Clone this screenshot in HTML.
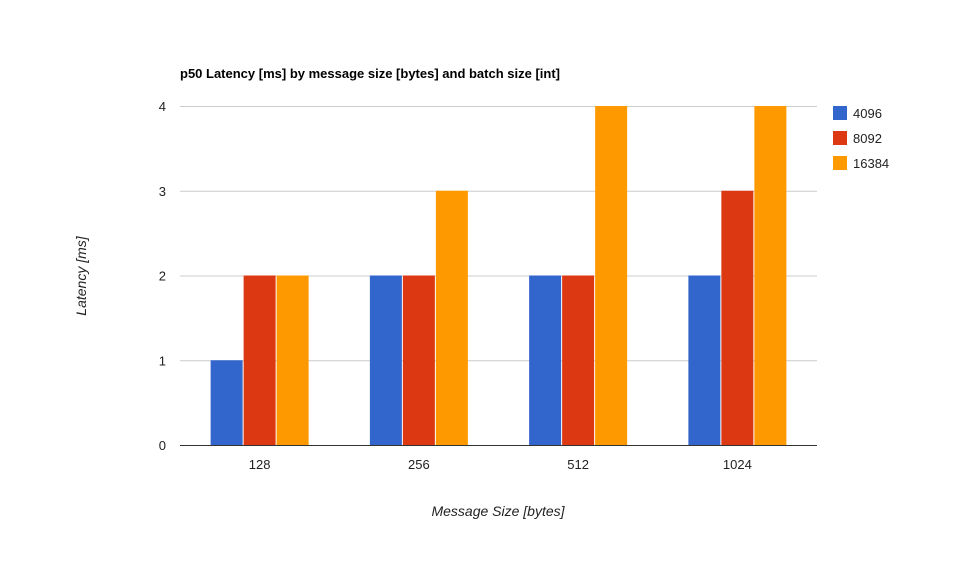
<!DOCTYPE html>
<html><head><meta charset="utf-8"><style>
html,body{margin:0;padding:0;background:#fff;}
svg{display:block;font-family:"Liberation Sans",Arial,sans-serif;}
</style></head><body>
<svg id="chart" width="965" height="566">
<text x="180" y="78" font-size="13" font-weight="bold" fill="#000">p50 Latency [ms] by message size [bytes] and batch size [int]</text>
<text transform="translate(86,276) rotate(-90)" text-anchor="middle" font-size="14" font-style="italic" fill="#222">Latency [ms]</text>
<text x="498" y="516" text-anchor="middle" font-size="14" font-style="italic" fill="#222">Message Size [bytes]</text>
<g id="grid"></g><g id="bars"></g><g id="axes"></g><g id="legend"></g>
</svg>
<script>
const categories=["128","256","512","1024"];
const seriesNames=["4096","8092","16384"];
const s4096=[1,2,2,2];
const s8092=[2,2,2,3];
const s16384=[2,3,4,4];
const yTicks=[0,1,2,3,4];
const colors=["#3366cc","#dc3912","#ff9900"];
const NS="http://www.w3.org/2000/svg";
const x0=180,x1=817,yb=445,yt=106,yMax=4;
function yScale(v){return yb-(v/yMax)*(yb-yt);}
const gw=(x1-x0)/categories.length;
function xCenter(i){return x0+gw*(i+0.5);}
function mk(t,a,p){const e=document.createElementNS(NS,t);for(const k in a)e.setAttribute(k,a[k]);p.appendChild(e);return e;}
const grid=document.getElementById('grid'),bars=document.getElementById('bars'),axes=document.getElementById('axes'),legend=document.getElementById('legend');
yTicks.forEach(v=>{
 const y=yScale(v);
 const l=mk('line',{x1:x0,x2:x1,y1:y+0.5,y2:y+0.5,stroke:v===0?'#333':'#ccc','stroke-width':1},grid);
 
 
 const t=mk('text',{x:166,y:y+5,'text-anchor':'end','font-size':13,fill:'#222'},axes);
 t.textContent=v;
 
 
});
const series=[s4096,s8092,s16384];
const bw=33;
categories.forEach((c,i)=>{
 const cx=xCenter(i);
 series.forEach((s,j)=>{
  const x=cx-1.5*bw+j*bw;
  const y=yScale(s[i]);
  const r=mk('rect',{x:x+0.5,y:y,width:bw-1,height:yb-y,fill:colors[j]},bars);
  
  
 });
 const t=mk('text',{x:cx,y:469,'text-anchor':'middle','font-size':13,fill:'#222'},axes);
 t.textContent=c;
 
 
});
seriesNames.forEach((n,j)=>{
 const y=106+j*25;
 const r=mk('rect',{x:833,y:y,width:14,height:14,fill:colors[j]},legend);
 
 
 const t=mk('text',{x:853,y:y+12,'font-size':13,fill:'#222'},legend);
 t.textContent=n;
 
 
});
</script>
</body></html>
□ □ □ □ □ □ □
- **WHAT THE TASK REQUIRES**: Copy the material above exactly and drop the pictures.

- **EXERCISE ANSWER**:
Clone this screenshot in HTML.
<!DOCTYPE html>
<html><head><meta charset="utf-8"><style>
html,body{margin:0;padding:0;background:#fff;}
svg{display:block;font-family:"Liberation Sans",Arial,sans-serif;}
</style></head><body>
<svg id="chart" width="965" height="566">
<text x="180" y="78" font-size="13" font-weight="bold" fill="#000">p50 Latency [ms] by message size [bytes] and batch size [int]</text>
<text transform="translate(86,276) rotate(-90)" text-anchor="middle" font-size="14" font-style="italic" fill="#222">Latency [ms]</text>
<text x="498" y="516" text-anchor="middle" font-size="14" font-style="italic" fill="#222">Message Size [bytes]</text>
<g id="grid"></g><g id="bars"></g><g id="axes"></g><g id="legend"></g>
</svg>
<script>
const categories=["128","256","512","1024"];
const seriesNames=["4096","8092","16384"];
const s4096=[1,2,2,2];
const s8092=[2,2,2,3];
const s16384=[2,3,4,4];
const yTicks=[0,1,2,3,4];
const colors=["#3366cc","#dc3912","#ff9900"];
const NS="http://www.w3.org/2000/svg";
const x0=180,x1=817,yb=445,yt=106,yMax=4;
function yScale(v){return yb-(v/yMax)*(yb-yt);}
const gw=(x1-x0)/categories.length;
function xCenter(i){return x0+gw*(i+0.5);}
function mk(t,a,p){const e=document.createElementNS(NS,t);for(const k in a)e.setAttribute(k,a[k]);p.appendChild(e);return e;}
const grid=document.getElementById('grid'),bars=document.getElementById('bars'),axes=document.getElementById('axes'),legend=document.getElementById('legend');
yTicks.forEach(v=>{
 const y=yScale(v);
 const l=mk('line',{x1:x0,x2:x1,y1:y+0.5,y2:y+0.5,stroke:v===0?'#333':'#ccc','stroke-width':1},grid);
 
 
 const t=mk('text',{x:166,y:y+5,'text-anchor':'end','font-size':13,fill:'#222'},axes);
 t.textContent=v;
 
 
});
const series=[s4096,s8092,s16384];
const bw=33;
categories.forEach((c,i)=>{
 const cx=xCenter(i);
 series.forEach((s,j)=>{
  const x=cx-1.5*bw+j*bw;
  const y=yScale(s[i]);
  const r=mk('rect',{x:x+0.5,y:y,width:bw-1,height:yb-y,fill:colors[j]},bars);
  
  
 });
 const t=mk('text',{x:cx,y:469,'text-anchor':'middle','font-size':13,fill:'#222'},axes);
 t.textContent=c;
 
 
});
seriesNames.forEach((n,j)=>{
 const y=106+j*25;
 const r=mk('rect',{x:833,y:y,width:14,height:14,fill:colors[j]},legend);
 
 
 const t=mk('text',{x:853,y:y+12,'font-size':13,fill:'#222'},legend);
 t.textContent=n;
 
 
});
</script>
</body></html>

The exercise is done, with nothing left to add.